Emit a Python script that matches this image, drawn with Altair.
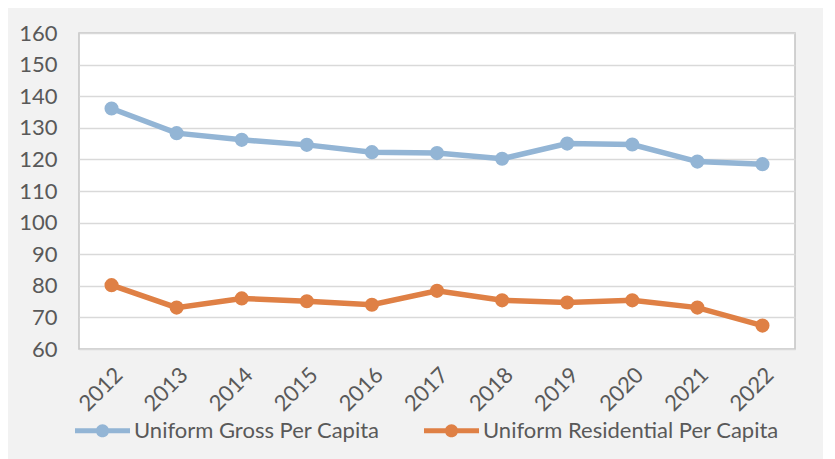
import altair as alt
import pandas as pd

years = ["2012", "2013", "2014", "2015", "2016", "2017", "2018", "2019", "2020", "2021", "2022"]
gross = [136.1, 128.3, 126.2, 124.6, 122.3, 122.0, 120.2, 125.0, 124.7, 119.3, 118.5]
residential = [80.2, 73.1, 76.0, 75.1, 74.0, 78.4, 75.4, 74.7, 75.4, 73.1, 67.4]
series_names = ["Uniform Gross Per Capita", "Uniform Residential Per Capita"]
colors = ["#93b5d5", "#df8045"]

rows = []
for name, vals in zip(series_names, [gross, residential]):
    for y, v in zip(years, vals):
        rows.append({"Year": y, "Value": v, "Series": name})
df = pd.DataFrame(rows)

font = "Lato"
text_color = "#595959"

legend_path = ("M-1,-0.09 L1,-0.09 L1,0.09 L-1,0.09 Z "
               "M0.24,0 A0.24,0.24 0 1,1 -0.24,0 A0.24,0.24 0 1,1 0.24,0 Z")

x_enc = alt.X("Year:N", sort=years, title=None,
              scale=alt.Scale(type="point", padding=0.5),
              axis=alt.Axis(labelAngle=-45, labelFontSize=22, labelColor=text_color,
                            labelFont=font, ticks=False, domain=False, grid=False,
                            labelPadding=15))
y_enc = alt.Y("Value:Q", title=None,
              scale=alt.Scale(domain=[60, 160], nice=False, zero=False),
              axis=alt.Axis(values=list(range(60, 161, 10)), labelFontSize=22,
                            labelColor=text_color, labelFont=font, ticks=False,
                            domain=False, gridColor="#d9d9d9", gridWidth=1.3,
                            labelPadding=22))
color_scale = alt.Scale(domain=series_names, range=colors)
legend = alt.Legend(title=None, orient="none", direction="horizontal",
                    legendX=-4, legendY=370,
                    symbolType=legend_path, symbolSize=3025,
                    symbolStrokeWidth=0, symbolOpacity=1,
                    labelFontSize=22, labelFont=font,
                    labelColor=text_color, labelOffset=4,
                    columnPadding=44, labelLimit=400)

lines = alt.Chart(df).mark_line(strokeWidth=5.5).encode(
    x=x_enc, y=y_enc,
    color=alt.Color("Series:N", scale=color_scale, legend=legend),
)
points = alt.Chart(df).mark_point(filled=True, size=200, opacity=1).encode(
    x=x_enc, y=y_enc,
    color=alt.Color("Series:N", scale=color_scale, legend=legend),
)

chart = alt.layer(lines, points).properties(
    width=716, height=316,
    background="#f2f2f2",
    padding={"left": 71, "top": 25, "right": 28, "bottom": 110},
    autosize=alt.AutoSizeParams(type="none"),
).configure_view(
    fill="white", stroke="#c4c4c4", strokeWidth=1.5
)

chart.save("out.html", embed_options={"renderer": "svg", "actions": False})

● GOAL: Without the pictures, retype the whole of the material above exactly.

● TASK RESULT:
Emit a Python script that matches this image, drawn with Altair.
import altair as alt
import pandas as pd

years = ["2012", "2013", "2014", "2015", "2016", "2017", "2018", "2019", "2020", "2021", "2022"]
gross = [136.1, 128.3, 126.2, 124.6, 122.3, 122.0, 120.2, 125.0, 124.7, 119.3, 118.5]
residential = [80.2, 73.1, 76.0, 75.1, 74.0, 78.4, 75.4, 74.7, 75.4, 73.1, 67.4]
series_names = ["Uniform Gross Per Capita", "Uniform Residential Per Capita"]
colors = ["#93b5d5", "#df8045"]

rows = []
for name, vals in zip(series_names, [gross, residential]):
    for y, v in zip(years, vals):
        rows.append({"Year": y, "Value": v, "Series": name})
df = pd.DataFrame(rows)

font = "Lato"
text_color = "#595959"

legend_path = ("M-1,-0.09 L1,-0.09 L1,0.09 L-1,0.09 Z "
               "M0.24,0 A0.24,0.24 0 1,1 -0.24,0 A0.24,0.24 0 1,1 0.24,0 Z")

x_enc = alt.X("Year:N", sort=years, title=None,
              scale=alt.Scale(type="point", padding=0.5),
              axis=alt.Axis(labelAngle=-45, labelFontSize=22, labelColor=text_color,
                            labelFont=font, ticks=False, domain=False, grid=False,
                            labelPadding=15))
y_enc = alt.Y("Value:Q", title=None,
              scale=alt.Scale(domain=[60, 160], nice=False, zero=False),
              axis=alt.Axis(values=list(range(60, 161, 10)), labelFontSize=22,
                            labelColor=text_color, labelFont=font, ticks=False,
                            domain=False, gridColor="#d9d9d9", gridWidth=1.3,
                            labelPadding=22))
color_scale = alt.Scale(domain=series_names, range=colors)
legend = alt.Legend(title=None, orient="none", direction="horizontal",
                    legendX=-4, legendY=370,
                    symbolType=legend_path, symbolSize=3025,
                    symbolStrokeWidth=0, symbolOpacity=1,
                    labelFontSize=22, labelFont=font,
                    labelColor=text_color, labelOffset=4,
                    columnPadding=44, labelLimit=400)

lines = alt.Chart(df).mark_line(strokeWidth=5.5).encode(
    x=x_enc, y=y_enc,
    color=alt.Color("Series:N", scale=color_scale, legend=legend),
)
points = alt.Chart(df).mark_point(filled=True, size=200, opacity=1).encode(
    x=x_enc, y=y_enc,
    color=alt.Color("Series:N", scale=color_scale, legend=legend),
)

chart = alt.layer(lines, points).properties(
    width=716, height=316,
    background="#f2f2f2",
    padding={"left": 71, "top": 25, "right": 28, "bottom": 110},
    autosize=alt.AutoSizeParams(type="none"),
).configure_view(
    fill="white", stroke="#c4c4c4", strokeWidth=1.5
)

chart.save("out.html", embed_options={"renderer": "svg", "actions": False})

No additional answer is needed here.